I have a set of items. For each item, there is a list of buyers I can sell it to and a corresponding price they will pay me. For example:
item1: item2: item3: item4:
john: 17 john: 19 bob: 42 ...
bob: 23 mick: 22 mick: 44
sue: 19 liz: 24 sue: 38
liz: 20 joe: 45
I need to assign each item to one buyer so as to maximise the amount of money I make. If it were as simple as this, the assignments would go
item1: bob
item2: liz
item3: joe
...
However, I also need to try to meet quotas of items for the buyers.
So these quotas might be:
bob: 99
sue: 30
john: 45
...
i.e. I need to sell a total of 99 items to Bob, 30 to Sue etc.
The quotas will not cover all items, so it could be that of a total of 1000 items, only 800 are forced to follow the quotas and the remainder can go to whichever buyer pays the highest amount.
The problem then, is to assign the items in such a way as to maximise revenue while still filling the quotas.
In some cases it will not be possible to meet the quotas because not every item can be assigned to every buyer - for example, if there were only the 3 items above and Joe had a quota of 2, I wouldn't be able to meet it as only item3 can be sold to him.

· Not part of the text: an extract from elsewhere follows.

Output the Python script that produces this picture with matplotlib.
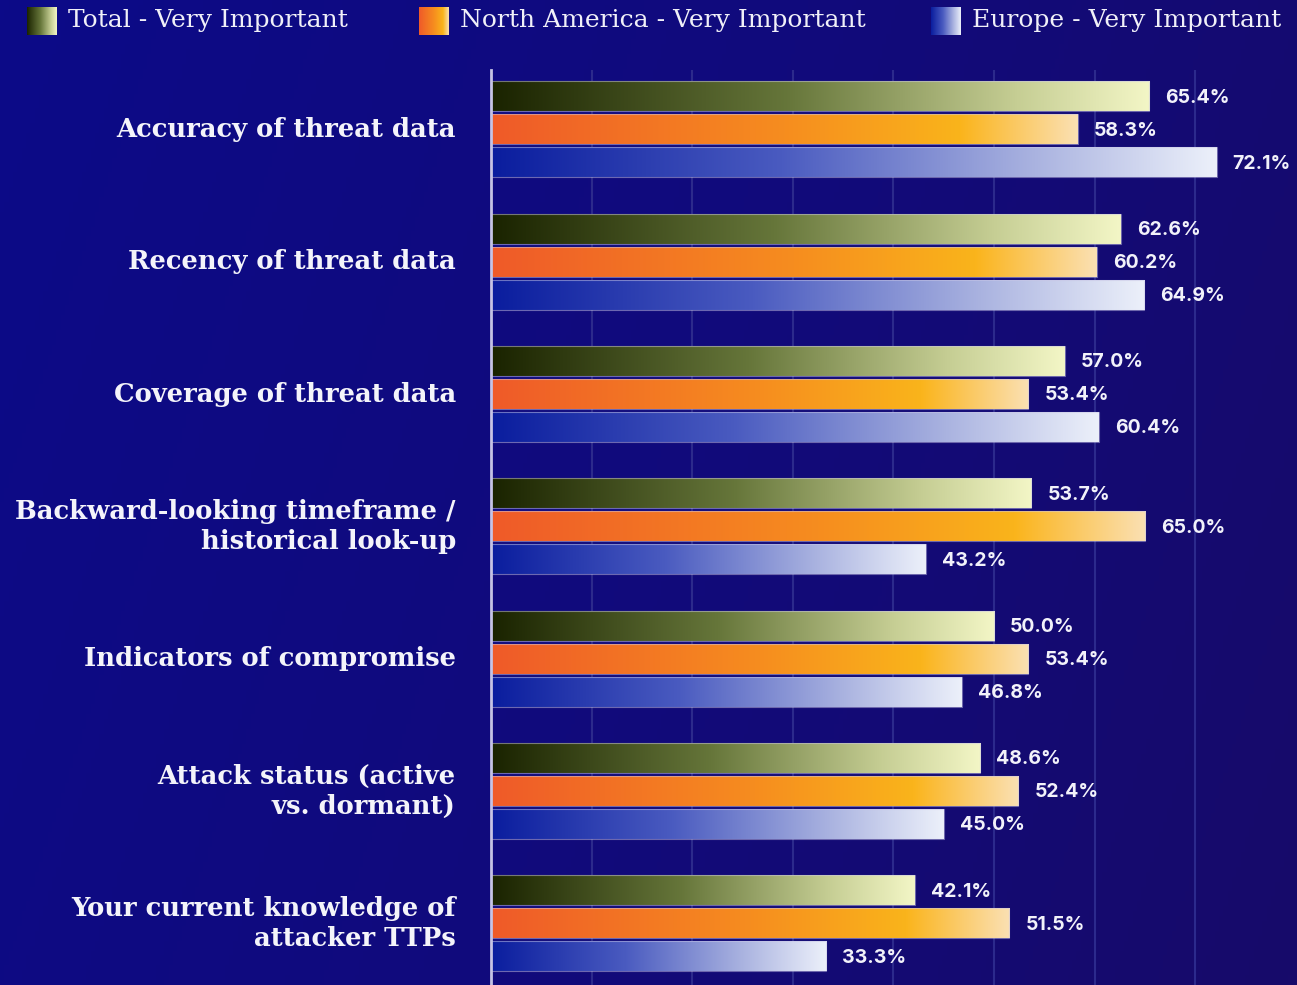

It seems to me two types of solution are available in this case, either of which I'm open to.
- Find a solution that minimises the number of unfilled quota positions and maximises revenue.
- Run a preliminary algorithm that checks if the quotas are fillable. If they aren't, simply fail at that point (under the assumption that some user will then manually tweak the quotas and run the process again). If they are, then find a solution that fills them and maximises revenue.
I've thought of a few strategies, but none that has the mathematical rigour I'd like.
Also, I'm not really sure what flavour of problem this is, so if anyone can suggest a better title for this question, feel free to edit :)
For context, this is a work-related requirement for an energy broker that wants to assign customers (the 'items' in my example) across its pool of energy suppliers.
Edit: If this can be thought of as a form of the Generalized Assignment Problem (as per @fade2black's) answer, it may be helpful to tweak things in this way: items that can't be sold to a particular buyer are assigned a revenue of 0 with respect to that buyer.
So in other words, every item can be sold to every buyer, but some have a revenue of 0. Presumably any optimisation algorithm will then tend to filter these 0-revenue combinations out.